The company currently has a market share of 50% in terms of turnover in the consumer goods sector and remains a threat to many of its competitors. Its main competitors are Unilever, Procter & Gamble and Reckitt Benckiser have an average market share of 16%. PZ remains ahead of its peers mainly as it has product ranges which give it access to the various demographic groups in Nigeria. Its customers range from infants to pensioners for its branded consumer goods products and the emerging middle class, which makes up 30% of the total population in Nigeria (around 50 million people!) for its range of home appliances.
Venturing into electrical appliances has given the company an exceptional edge over its peers. Even though the segment only contributes 23% to its total sales, we expect to see further growth from this segment as the market’s population continues to grow and personal income continues to increase. The Consumer goods segment remains the main contributor to turnover as it accounted for over 70% of the company’s total turnover. Overall, sales continue to grow at a rate of 22% year on year and the company has been able to achieve this as it has leading brands in its various segments.
We believe that PZ Cussons finds itself in a position of leadership because of the following reasons:
- The management team has extensive local experience compared to many of its competitors in the consumer goods market
- Continued increase of market penetration by building a distribution network of up to around 1000 distributors and 26 depots in the major regions. To put this in perspective, the closest competitor operates through only 300 distributors. In addition, PZ Cussons has embarked on a £39million 3 phase investment plan to further improve its production capacity and distribution.

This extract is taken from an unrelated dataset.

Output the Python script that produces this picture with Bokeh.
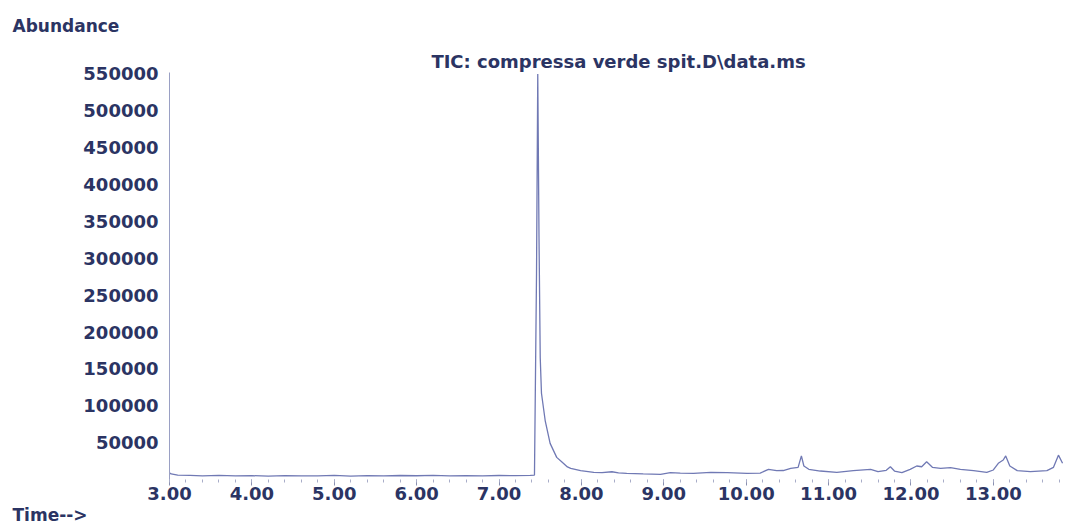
from bokeh.plotting import figure
from bokeh.models import (Range1d, SingleIntervalTicker, FixedTicker,
                          NumeralTickFormatter, Title)
from bokeh.embed import file_html
from bokeh.resources import INLINE

# ---- data ----
time_min = [3.00, 3.02, 3.10, 3.25, 3.40, 3.60, 3.80, 4.00, 4.20, 4.40,
            4.60, 4.80, 5.00, 5.20, 5.40, 5.60, 5.80, 6.00, 6.20, 6.40,
            6.60, 6.80, 7.00, 7.20, 7.38, 7.43, 7.455, 7.47, 7.485, 7.50,
            7.515, 7.56, 7.62, 7.70, 7.76, 7.83, 7.87, 7.99, 8.15, 8.25,
            8.37, 8.45, 8.55, 8.75, 8.96, 9.08, 9.20, 9.36, 9.57, 9.77,
            10.01, 10.17, 10.27, 10.37, 10.45, 10.54, 10.63, 10.67, 10.70, 10.76,
            10.90, 11.10, 11.30, 11.51, 11.60, 11.70, 11.75, 11.80, 11.89, 11.99,
            12.07, 12.13, 12.19, 12.26, 12.36, 12.48, 12.60, 12.76, 12.92, 13.00,
            13.06, 13.12, 13.15, 13.20, 13.29, 13.45, 13.65, 13.73, 13.79, 13.84]
abundance = [9000, 7500, 6000, 5500, 5000, 5600, 4800, 5200, 4600, 5300,
             4900, 5000, 5600, 4700, 5200, 5000, 5400, 5100, 5600, 4900,
             5300, 5000, 5400, 5200, 5600, 6000, 280000, 550000, 330000, 165000,
             117000, 80000, 49000, 30000, 24000, 17000, 15000, 12000, 9700, 9200,
             10500, 9000, 8400, 7500, 7000, 9200, 8600, 8400, 9700, 9200,
             8400, 8600, 13800, 12000, 12200, 15200, 16500, 32000, 18300, 13800,
             11500, 9700, 12000, 13800, 10600, 12500, 17300, 11500, 9200, 13800,
             18300, 17300, 24000, 16500, 15200, 16000, 13800, 12000, 9700, 12900,
             22000, 26400, 32000, 18300, 12000, 10600, 12000, 16500, 33000, 22000]

y_ticks = [50000, 100000, 150000, 200000, 250000, 300000,
           350000, 400000, 450000, 500000, 550000]

title_text = "TIC: compressa verde spit.D\\data.ms"
y_label_text = "Abundance"
x_label_text = "Time-->"

TEXT = "#2b3463"
TRACE = "#7079b4"
FONT = "DejaVu Sans"

p = figure(width=1067, height=524, output_backend="svg", toolbar_location=None,
           x_range=Range1d(3.0, 13.90), y_range=Range1d(0, 552000),
           min_border_left=169, min_border_right=0,
           min_border_top=72, min_border_bottom=44)
p.outline_line_color = None
p.background_fill_color = "white"
p.border_fill_color = "white"
p.xgrid.visible = False
p.ygrid.visible = False

p.line(time_min, abundance, line_color=TRACE, line_width=1.3)

# x axis
xa = p.xaxis[0]
xa.ticker = SingleIntervalTicker(interval=1, num_minor_ticks=5)
xa.formatter = NumeralTickFormatter(format="0.00")
xa.axis_line_color = None
xa.major_tick_in = 0
xa.major_tick_out = 6
xa.minor_tick_in = 0
xa.minor_tick_out = 3
xa.major_tick_line_color = "#8a90b0"
xa.minor_tick_line_color = "#a8adc8"
xa.major_label_standoff = 1
xa.major_label_text_font = FONT
xa.major_label_text_font_style = "bold"
xa.major_label_text_font_size = "18px"
xa.major_label_text_color = TEXT

# y axis
ya = p.yaxis[0]
ya.ticker = FixedTicker(ticks=y_ticks)
ya.formatter = NumeralTickFormatter(format="0")
ya.axis_line_color = "#9aa0c4"
ya.axis_line_width = 1
ya.major_tick_line_color = None
ya.minor_tick_line_color = None
ya.major_label_standoff = 5
ya.major_label_text_font = FONT
ya.major_label_text_font_style = "bold"
ya.major_label_text_font_size = "18px"
ya.major_label_text_color = TEXT

# "Abundance" at the top-left corner (outermost above panel)
p.title.text = y_label_text
p.title.align = "left"
p.title.offset = -157
p.title.standoff = 25
p.title.text_font = FONT
p.title.text_font_style = "bold"
p.title.text_font_size = "17px"
p.title.text_color = TEXT

# main chart title, just above the frame, centred
t_main = Title(text=title_text, align="center", standoff=1,
               text_font=FONT, text_font_style="bold", text_font_size="18px",
               text_color=TEXT)
p.add_layout(t_main, "above")

# "Time-->" at the bottom-left corner
t_x = Title(text=x_label_text, align="left", offset=-157, standoff=0,
            text_font=FONT, text_font_style="bold", text_font_size="17px",
            text_color=TEXT)
p.add_layout(t_x, "below")

open("out.html", "w").write(file_html(p, INLINE))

- PZ Cussons’ can implement a dynamic product strategy and operate a flexible product range, sometimes even through joint ventures with leading global brands such as Glandia Manufacturing Nutritional Beverage for its milk and energy beverages and Haizer Thermacool for its electrical appliances product range.
The stock has appreciated by 80% from last year’s price and it remains one of the stocks preferred by many investors as it continued to report positive results even during the turbulent times in 2009. The company is known for its generous dividend policy, which makes it the darling and quintessential holding of many local institutional investors.
The dilapidated infrastructure in Nigeria has continued to hinder the distribution of its various products while the lack of power results in higher energy costs for the company, which currently contribute at least 20% to the operating cost of the business.
Today, both the Nigerian Federal and State governments are heavily investing in improved infrastructure such as roads and power supply in Nigeria. PZ Cussons will without a much doubt be one of the first boats to rise on this tide.